In 2007, after the successful opening weekend of the third Pirates of the Caribbean film, At World's End, Walt Disney Studios Chairman Dick Cook said he was interested in a fourth film. The Los Angeles Times also reported that producer Jerry Bruckheimer already had rights to a book that could end up as another installment, though had not confirmed what book it was. On September 11, 2009, Walt Disney Pictures announced that the fourth installment would be titled Pirates of the Caribbean: On Stranger Tides. The announcement had fueled speculation among those familiar with Tim Powers' novel On Stranger Tides that the fourth Pirates movie would follow the plot of the novel. It was later revealed that the idea to adapt On Stranger Tides came close to the end of filming the Pirates trilogy, in which screenwriters Ted Elliott and Terry Rossio found the novel and brought it up to Bruckheimer as an idea to option the book for the new chapter. In a 2011 interview, Tim Powers stated that Disney wanted the film rights as early as before the release of the second Pirates film, Dead Man's Chest, though he thought they already used elements beforehand. Disney would not buy the rights to Powers' novel until they started filming their fourth movie. Rossio mentioned how Disney was hit with at least six plagiarism lawsuits for the first Pirates of the Caribbean movie, as well as informal accusations of stealing elements from the Monkey Island video game series and Powers' novel.

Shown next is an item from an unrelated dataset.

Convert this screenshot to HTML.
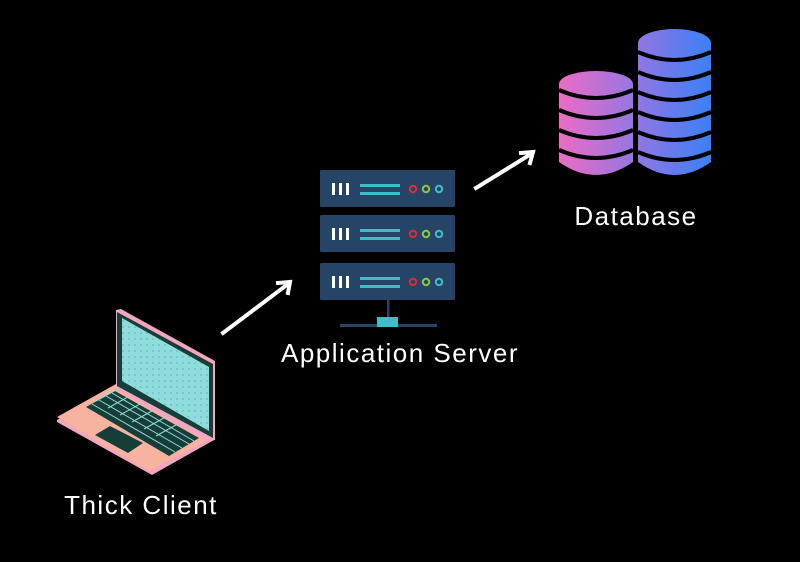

In January 2010, Disney announced that the film would be released on May 20, 2011. Before the film began production, it was speculated that Jack Sparrow would replace Jack Shandy as the story's protagonist. Tim Powers stated that the Fountain of Youth would definitely be in the film because it was teased in At World's End, but also said that Sparrow and Shandy are "totally different characters", and that Hector Barbossa and his fictionalized Blackbeard might overlap. On March 22, 2010, Jerry Bruckheimer confirmed that both Barbossa and Blackbeard (portrayed by Ian McShane) would be in the film, with Blackbeard as the villain. Additionally, Penélope Cruz would play Angelica, Blackbeard's daughter. Unlike the book, where Blackbeard dies and returns from the dead, Blackbeard in the film would be a still-living Blackbeard.

While making the fourth film, screenwriter Terry Rossio stated Tim Powers' novel was an inspiration for characters, theme, settings, and basic storyline. He also stated that he and co-writer Ted Elliot had considered using Blackbeard and the Fountain of Youth in the story before reading the book, "but whenever you say those words, Powers' novel comes to mind. There was no way we could work in that field without going into territory Tim had explored." However, they denied that it would be a straight version of the novel: "Blackbeard came from the book, and in the book there is a daughter character, too. But Jack Sparrow is not in the book, nor is Barbossa. So I wouldn't call this an adaptation." Powers himself stated that he never consulted with the writers and initially thought they weren't using much of his book at all aside from Blackbeard and the Fountain of Youth. Rossio stated that Blackbeard, Angelica, and the Fountain are examples of how they integrated Powers' book into the film.